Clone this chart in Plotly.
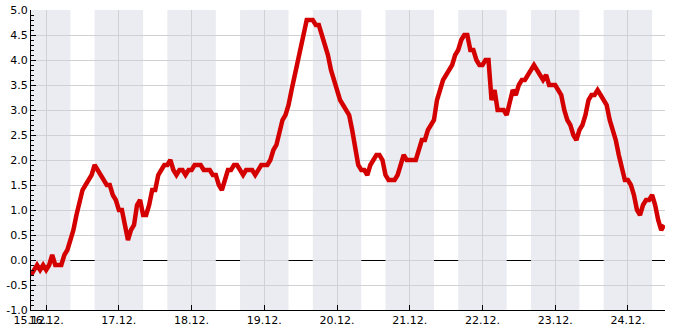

------------------------------------------------------------

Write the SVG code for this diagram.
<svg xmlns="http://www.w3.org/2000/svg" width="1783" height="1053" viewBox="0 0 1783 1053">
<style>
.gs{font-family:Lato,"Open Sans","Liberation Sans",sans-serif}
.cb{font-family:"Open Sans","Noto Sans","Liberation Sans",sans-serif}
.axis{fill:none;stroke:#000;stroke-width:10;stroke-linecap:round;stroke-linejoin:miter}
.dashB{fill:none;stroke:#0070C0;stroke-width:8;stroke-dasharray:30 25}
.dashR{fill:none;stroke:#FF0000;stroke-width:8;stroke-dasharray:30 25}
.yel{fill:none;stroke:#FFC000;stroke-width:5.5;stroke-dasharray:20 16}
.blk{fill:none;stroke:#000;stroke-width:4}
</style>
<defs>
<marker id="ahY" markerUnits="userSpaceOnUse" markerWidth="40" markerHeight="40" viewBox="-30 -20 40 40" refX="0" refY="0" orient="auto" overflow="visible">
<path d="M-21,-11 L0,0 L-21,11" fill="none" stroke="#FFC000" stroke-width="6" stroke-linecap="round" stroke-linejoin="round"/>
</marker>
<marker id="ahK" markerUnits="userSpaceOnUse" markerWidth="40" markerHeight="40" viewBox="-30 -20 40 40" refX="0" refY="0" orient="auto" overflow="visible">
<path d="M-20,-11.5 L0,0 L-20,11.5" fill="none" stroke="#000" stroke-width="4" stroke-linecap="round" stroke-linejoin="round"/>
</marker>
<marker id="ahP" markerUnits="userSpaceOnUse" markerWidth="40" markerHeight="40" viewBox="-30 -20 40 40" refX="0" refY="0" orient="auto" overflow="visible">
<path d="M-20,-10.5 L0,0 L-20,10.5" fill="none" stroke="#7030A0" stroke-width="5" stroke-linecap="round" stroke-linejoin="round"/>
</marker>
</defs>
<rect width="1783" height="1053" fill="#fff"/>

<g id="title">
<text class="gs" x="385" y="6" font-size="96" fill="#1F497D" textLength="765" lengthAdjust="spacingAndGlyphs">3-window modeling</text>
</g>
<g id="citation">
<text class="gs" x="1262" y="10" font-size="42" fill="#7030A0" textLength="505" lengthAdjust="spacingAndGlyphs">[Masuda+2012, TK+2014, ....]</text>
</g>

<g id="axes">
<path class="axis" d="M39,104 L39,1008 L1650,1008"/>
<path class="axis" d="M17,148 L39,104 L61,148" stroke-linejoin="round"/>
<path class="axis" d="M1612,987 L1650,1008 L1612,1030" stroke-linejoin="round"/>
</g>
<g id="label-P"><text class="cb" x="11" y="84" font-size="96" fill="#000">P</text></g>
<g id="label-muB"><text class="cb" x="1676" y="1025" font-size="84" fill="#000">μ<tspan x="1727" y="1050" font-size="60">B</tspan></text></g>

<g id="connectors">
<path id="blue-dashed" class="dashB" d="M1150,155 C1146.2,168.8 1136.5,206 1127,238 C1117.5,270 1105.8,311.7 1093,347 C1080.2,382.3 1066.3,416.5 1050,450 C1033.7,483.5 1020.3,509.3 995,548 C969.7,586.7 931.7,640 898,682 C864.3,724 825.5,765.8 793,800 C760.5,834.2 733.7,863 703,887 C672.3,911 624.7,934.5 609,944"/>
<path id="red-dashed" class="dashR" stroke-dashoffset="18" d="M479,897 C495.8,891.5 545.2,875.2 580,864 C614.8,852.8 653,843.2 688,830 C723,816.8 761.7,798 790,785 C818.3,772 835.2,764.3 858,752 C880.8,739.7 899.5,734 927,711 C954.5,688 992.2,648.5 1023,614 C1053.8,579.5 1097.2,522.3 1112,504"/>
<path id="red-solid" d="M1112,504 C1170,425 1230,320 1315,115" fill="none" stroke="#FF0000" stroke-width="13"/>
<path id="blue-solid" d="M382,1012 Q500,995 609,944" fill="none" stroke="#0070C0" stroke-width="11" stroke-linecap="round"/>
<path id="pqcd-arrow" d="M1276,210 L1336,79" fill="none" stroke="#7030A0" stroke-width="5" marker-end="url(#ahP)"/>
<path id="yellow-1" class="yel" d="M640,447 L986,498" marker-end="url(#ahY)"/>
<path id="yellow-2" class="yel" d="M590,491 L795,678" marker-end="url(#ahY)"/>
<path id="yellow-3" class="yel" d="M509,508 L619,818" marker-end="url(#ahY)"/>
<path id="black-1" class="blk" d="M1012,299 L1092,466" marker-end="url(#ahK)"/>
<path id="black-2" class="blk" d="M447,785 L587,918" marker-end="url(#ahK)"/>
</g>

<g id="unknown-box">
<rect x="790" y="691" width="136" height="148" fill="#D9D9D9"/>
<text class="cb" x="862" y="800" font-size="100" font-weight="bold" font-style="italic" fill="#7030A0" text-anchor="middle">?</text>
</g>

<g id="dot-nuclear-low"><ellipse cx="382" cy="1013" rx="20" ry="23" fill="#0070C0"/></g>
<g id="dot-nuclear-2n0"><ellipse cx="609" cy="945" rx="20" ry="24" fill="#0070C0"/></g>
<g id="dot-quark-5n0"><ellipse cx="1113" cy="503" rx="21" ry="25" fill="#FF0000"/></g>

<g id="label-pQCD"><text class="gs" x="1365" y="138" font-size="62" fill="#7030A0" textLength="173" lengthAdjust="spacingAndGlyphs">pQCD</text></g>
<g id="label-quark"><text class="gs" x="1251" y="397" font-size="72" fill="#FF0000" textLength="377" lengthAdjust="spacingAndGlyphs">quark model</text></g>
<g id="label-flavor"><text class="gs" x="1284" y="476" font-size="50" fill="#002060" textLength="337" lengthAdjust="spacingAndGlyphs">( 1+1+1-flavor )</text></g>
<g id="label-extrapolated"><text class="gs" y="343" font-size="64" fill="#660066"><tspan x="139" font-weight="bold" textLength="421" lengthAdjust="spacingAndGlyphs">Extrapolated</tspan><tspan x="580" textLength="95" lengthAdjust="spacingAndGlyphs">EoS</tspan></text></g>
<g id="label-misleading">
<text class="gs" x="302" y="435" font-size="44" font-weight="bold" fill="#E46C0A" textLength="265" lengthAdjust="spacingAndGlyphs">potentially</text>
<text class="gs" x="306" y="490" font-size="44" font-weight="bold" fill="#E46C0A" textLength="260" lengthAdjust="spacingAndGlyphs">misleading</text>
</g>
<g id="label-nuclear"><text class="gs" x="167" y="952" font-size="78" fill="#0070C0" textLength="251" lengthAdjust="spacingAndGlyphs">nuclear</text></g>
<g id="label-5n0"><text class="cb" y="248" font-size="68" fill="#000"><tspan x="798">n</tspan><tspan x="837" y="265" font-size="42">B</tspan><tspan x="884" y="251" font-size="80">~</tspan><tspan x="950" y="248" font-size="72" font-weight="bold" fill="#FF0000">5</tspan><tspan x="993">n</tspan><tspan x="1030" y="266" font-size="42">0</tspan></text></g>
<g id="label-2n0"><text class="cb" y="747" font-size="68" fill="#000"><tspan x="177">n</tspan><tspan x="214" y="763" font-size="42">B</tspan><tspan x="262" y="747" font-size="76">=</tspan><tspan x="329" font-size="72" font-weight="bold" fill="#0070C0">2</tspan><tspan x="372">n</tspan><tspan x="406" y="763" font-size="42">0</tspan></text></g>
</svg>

------------------------------------------------------------

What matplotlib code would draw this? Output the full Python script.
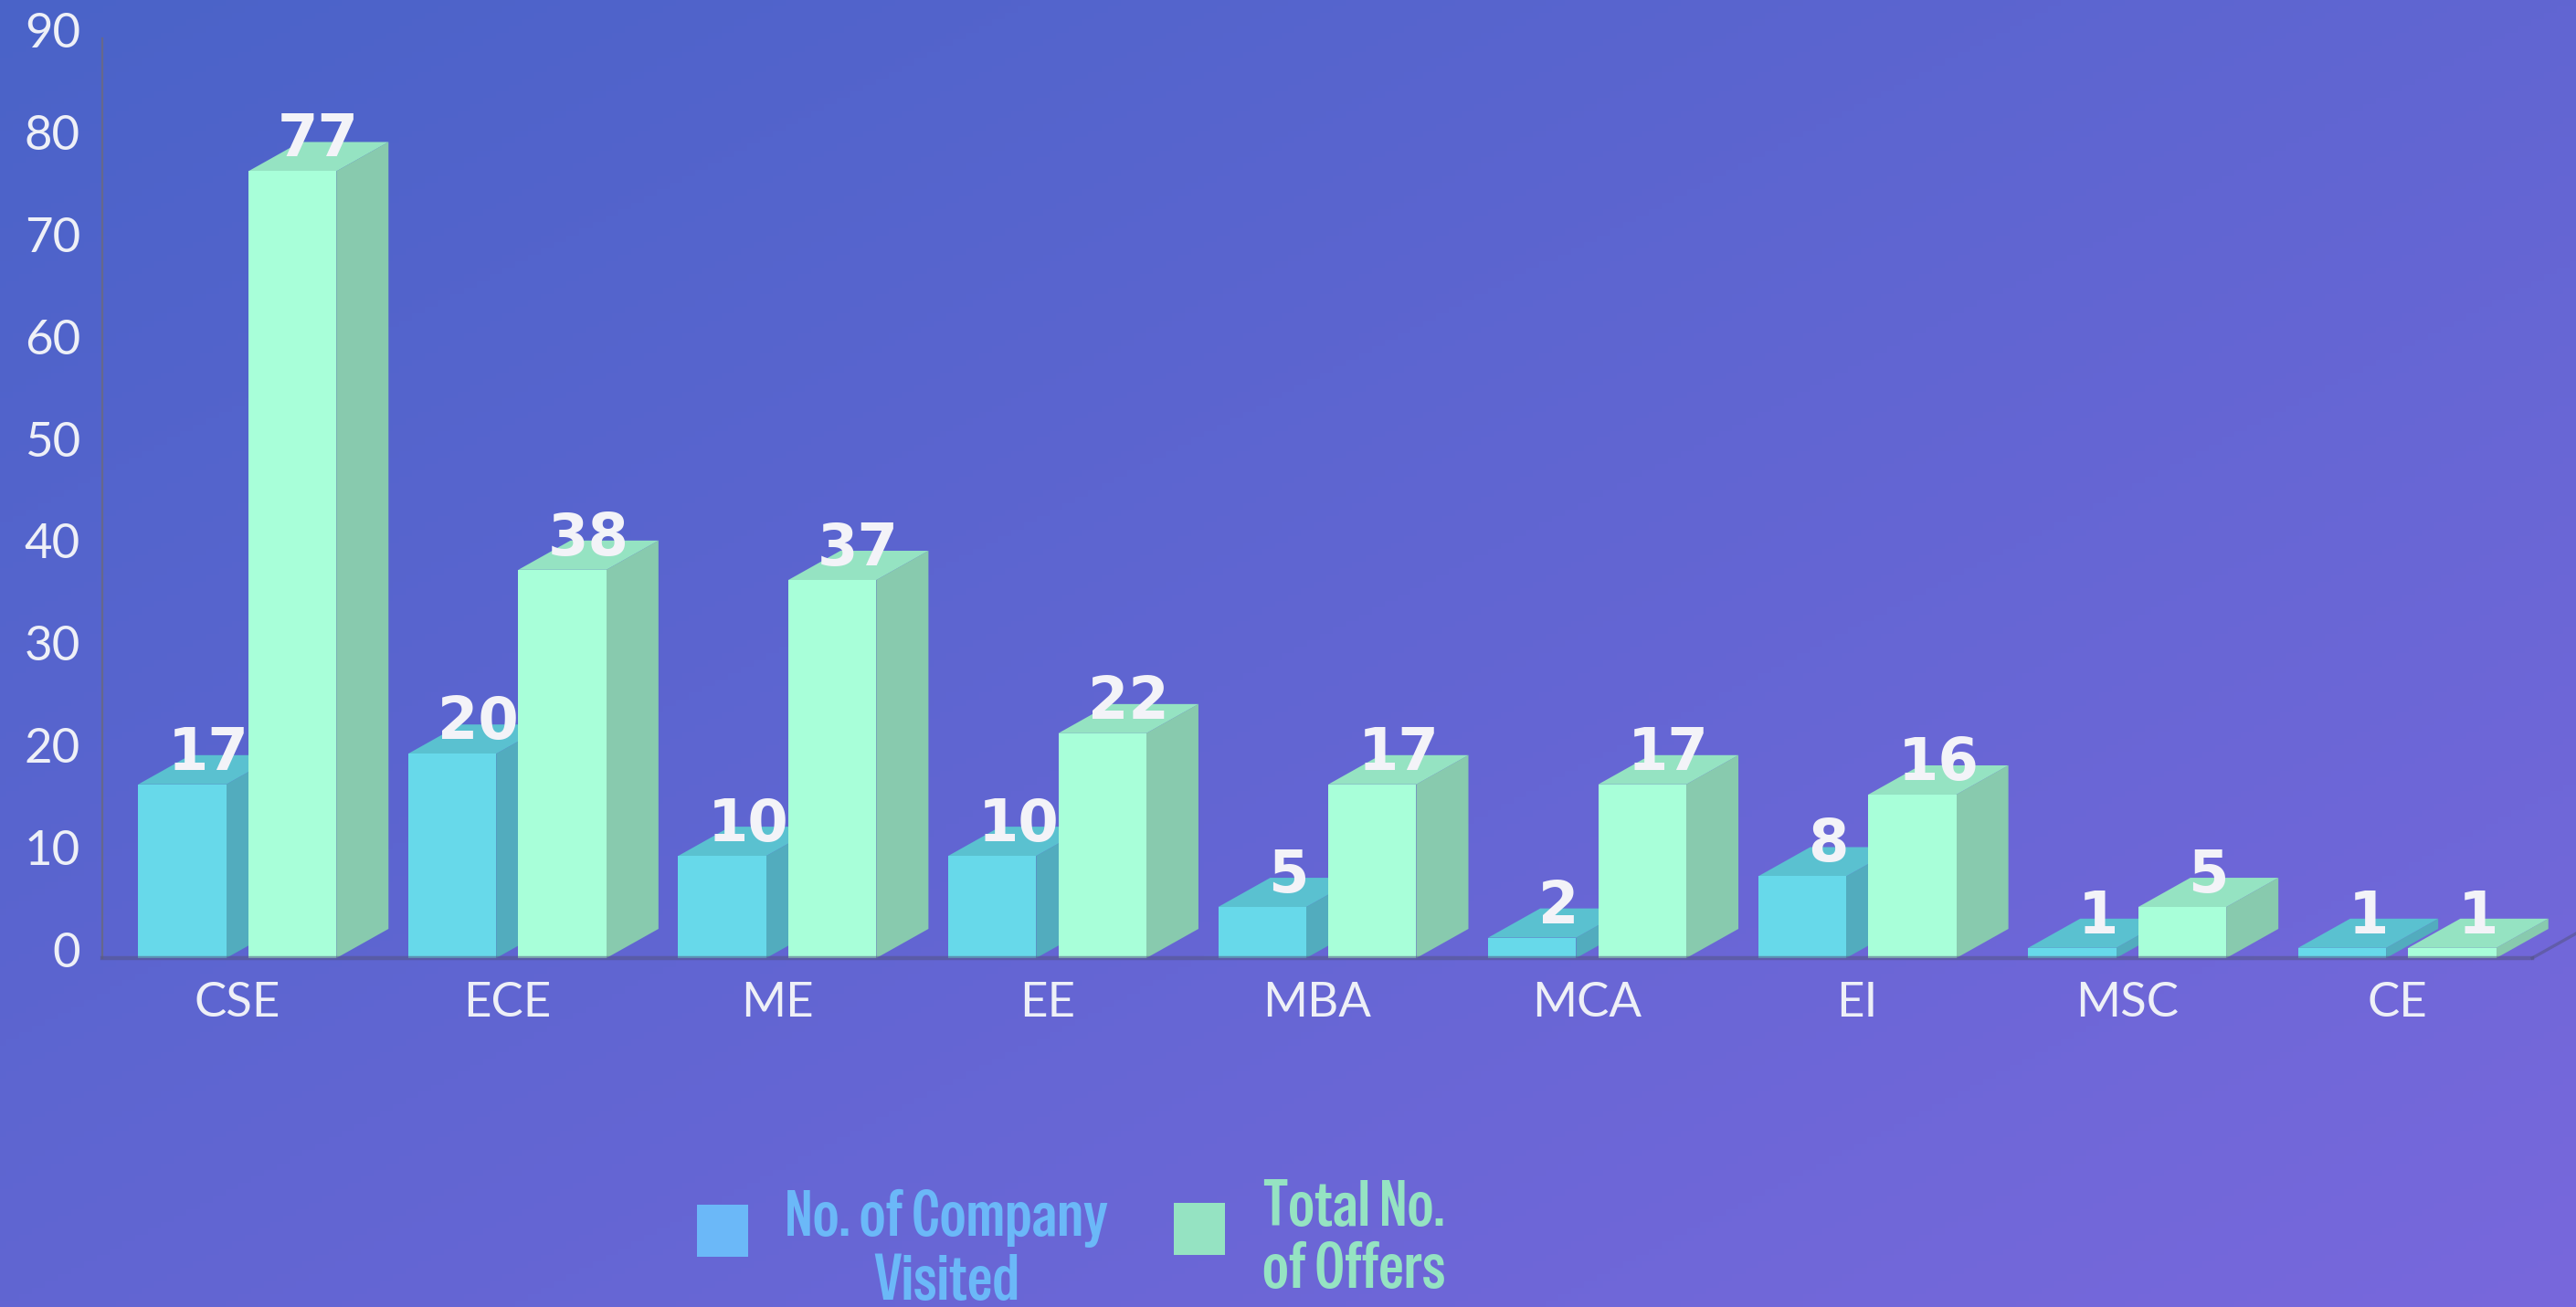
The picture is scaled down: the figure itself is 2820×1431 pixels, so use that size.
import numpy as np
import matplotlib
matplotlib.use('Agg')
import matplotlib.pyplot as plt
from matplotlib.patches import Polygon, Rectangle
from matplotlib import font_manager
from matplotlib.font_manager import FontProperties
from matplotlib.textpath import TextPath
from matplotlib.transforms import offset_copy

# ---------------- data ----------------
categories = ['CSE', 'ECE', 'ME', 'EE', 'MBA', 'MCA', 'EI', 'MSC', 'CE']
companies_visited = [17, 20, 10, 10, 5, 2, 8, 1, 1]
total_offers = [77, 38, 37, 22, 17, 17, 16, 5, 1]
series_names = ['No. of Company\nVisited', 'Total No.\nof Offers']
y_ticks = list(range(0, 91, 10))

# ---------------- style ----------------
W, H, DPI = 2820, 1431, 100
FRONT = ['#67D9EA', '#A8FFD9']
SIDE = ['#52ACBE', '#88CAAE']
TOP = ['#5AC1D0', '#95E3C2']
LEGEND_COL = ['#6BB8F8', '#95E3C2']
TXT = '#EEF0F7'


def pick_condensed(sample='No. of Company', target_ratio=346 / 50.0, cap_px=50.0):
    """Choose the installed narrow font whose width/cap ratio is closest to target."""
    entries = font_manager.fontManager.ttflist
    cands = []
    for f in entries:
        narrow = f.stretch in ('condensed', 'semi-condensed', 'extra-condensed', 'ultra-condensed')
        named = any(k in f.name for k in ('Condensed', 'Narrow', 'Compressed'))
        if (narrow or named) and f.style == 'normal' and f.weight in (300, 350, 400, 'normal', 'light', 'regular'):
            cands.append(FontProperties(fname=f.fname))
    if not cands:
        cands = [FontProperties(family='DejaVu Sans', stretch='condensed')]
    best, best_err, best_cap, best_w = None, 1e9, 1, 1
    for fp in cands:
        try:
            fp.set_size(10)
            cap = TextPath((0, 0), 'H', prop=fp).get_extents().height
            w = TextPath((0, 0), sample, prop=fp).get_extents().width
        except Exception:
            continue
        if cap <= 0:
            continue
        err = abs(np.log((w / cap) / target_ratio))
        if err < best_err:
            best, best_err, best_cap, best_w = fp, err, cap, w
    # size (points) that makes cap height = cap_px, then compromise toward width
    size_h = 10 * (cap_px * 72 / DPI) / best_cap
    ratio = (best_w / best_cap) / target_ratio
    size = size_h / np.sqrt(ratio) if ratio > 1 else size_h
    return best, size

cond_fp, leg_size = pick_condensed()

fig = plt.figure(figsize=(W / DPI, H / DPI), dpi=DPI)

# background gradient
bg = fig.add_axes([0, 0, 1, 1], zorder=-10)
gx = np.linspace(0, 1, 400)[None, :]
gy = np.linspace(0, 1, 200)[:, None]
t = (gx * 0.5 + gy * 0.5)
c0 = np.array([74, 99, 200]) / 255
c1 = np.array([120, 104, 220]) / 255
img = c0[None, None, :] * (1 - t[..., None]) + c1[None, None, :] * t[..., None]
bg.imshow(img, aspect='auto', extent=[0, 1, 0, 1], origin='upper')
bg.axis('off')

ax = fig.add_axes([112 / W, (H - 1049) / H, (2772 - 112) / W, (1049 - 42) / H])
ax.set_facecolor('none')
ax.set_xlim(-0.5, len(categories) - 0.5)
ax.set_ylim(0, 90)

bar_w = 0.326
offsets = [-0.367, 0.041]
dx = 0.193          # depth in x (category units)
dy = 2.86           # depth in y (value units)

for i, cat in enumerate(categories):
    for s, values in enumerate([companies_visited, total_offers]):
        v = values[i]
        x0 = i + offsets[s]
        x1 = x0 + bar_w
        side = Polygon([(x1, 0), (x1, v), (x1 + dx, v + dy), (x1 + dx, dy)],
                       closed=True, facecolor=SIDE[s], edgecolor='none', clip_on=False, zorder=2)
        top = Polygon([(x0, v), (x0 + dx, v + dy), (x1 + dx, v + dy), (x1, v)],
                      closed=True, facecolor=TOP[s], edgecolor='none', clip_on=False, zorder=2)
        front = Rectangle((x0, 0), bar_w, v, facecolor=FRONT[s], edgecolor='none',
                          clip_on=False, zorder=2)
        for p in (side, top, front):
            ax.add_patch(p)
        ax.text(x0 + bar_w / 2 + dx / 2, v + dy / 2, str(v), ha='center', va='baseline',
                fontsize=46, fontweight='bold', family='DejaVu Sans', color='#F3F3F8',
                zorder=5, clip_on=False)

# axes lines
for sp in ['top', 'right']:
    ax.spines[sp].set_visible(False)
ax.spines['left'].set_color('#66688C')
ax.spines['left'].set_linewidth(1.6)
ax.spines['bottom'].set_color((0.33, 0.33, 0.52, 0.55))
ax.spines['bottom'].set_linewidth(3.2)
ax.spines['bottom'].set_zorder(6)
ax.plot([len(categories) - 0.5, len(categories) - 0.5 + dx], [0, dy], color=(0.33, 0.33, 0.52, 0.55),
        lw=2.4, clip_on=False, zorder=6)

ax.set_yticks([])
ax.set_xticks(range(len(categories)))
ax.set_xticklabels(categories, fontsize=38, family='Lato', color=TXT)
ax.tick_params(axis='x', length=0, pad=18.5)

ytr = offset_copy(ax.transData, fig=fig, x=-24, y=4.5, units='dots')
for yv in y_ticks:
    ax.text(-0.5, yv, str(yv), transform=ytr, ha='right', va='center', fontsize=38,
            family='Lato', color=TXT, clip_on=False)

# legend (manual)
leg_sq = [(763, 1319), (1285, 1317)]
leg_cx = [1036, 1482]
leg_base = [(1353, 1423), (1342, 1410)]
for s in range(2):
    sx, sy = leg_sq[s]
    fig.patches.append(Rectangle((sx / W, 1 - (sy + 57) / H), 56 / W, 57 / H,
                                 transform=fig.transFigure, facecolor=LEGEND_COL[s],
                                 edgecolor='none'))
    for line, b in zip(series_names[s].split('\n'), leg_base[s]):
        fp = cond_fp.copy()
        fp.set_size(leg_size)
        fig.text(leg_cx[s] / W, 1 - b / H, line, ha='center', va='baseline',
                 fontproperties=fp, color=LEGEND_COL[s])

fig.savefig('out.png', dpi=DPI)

------------------------------------------------------------

Exercise details
Using the entries above, transcribe every line from the line containing "What matplotlib code" through the line containing "from matplotlib.transforms import offset_copy". Do not copy pictures.

Task result
What matplotlib code would draw this? Output the full Python script.
The picture is scaled down: the figure itself is 2820×1431 pixels, so use that size.
import numpy as np
import matplotlib
matplotlib.use('Agg')
import matplotlib.pyplot as plt
from matplotlib.patches import Polygon, Rectangle
from matplotlib import font_manager
from matplotlib.font_manager import FontProperties
from matplotlib.textpath import TextPath
from matplotlib.transforms import offset_copy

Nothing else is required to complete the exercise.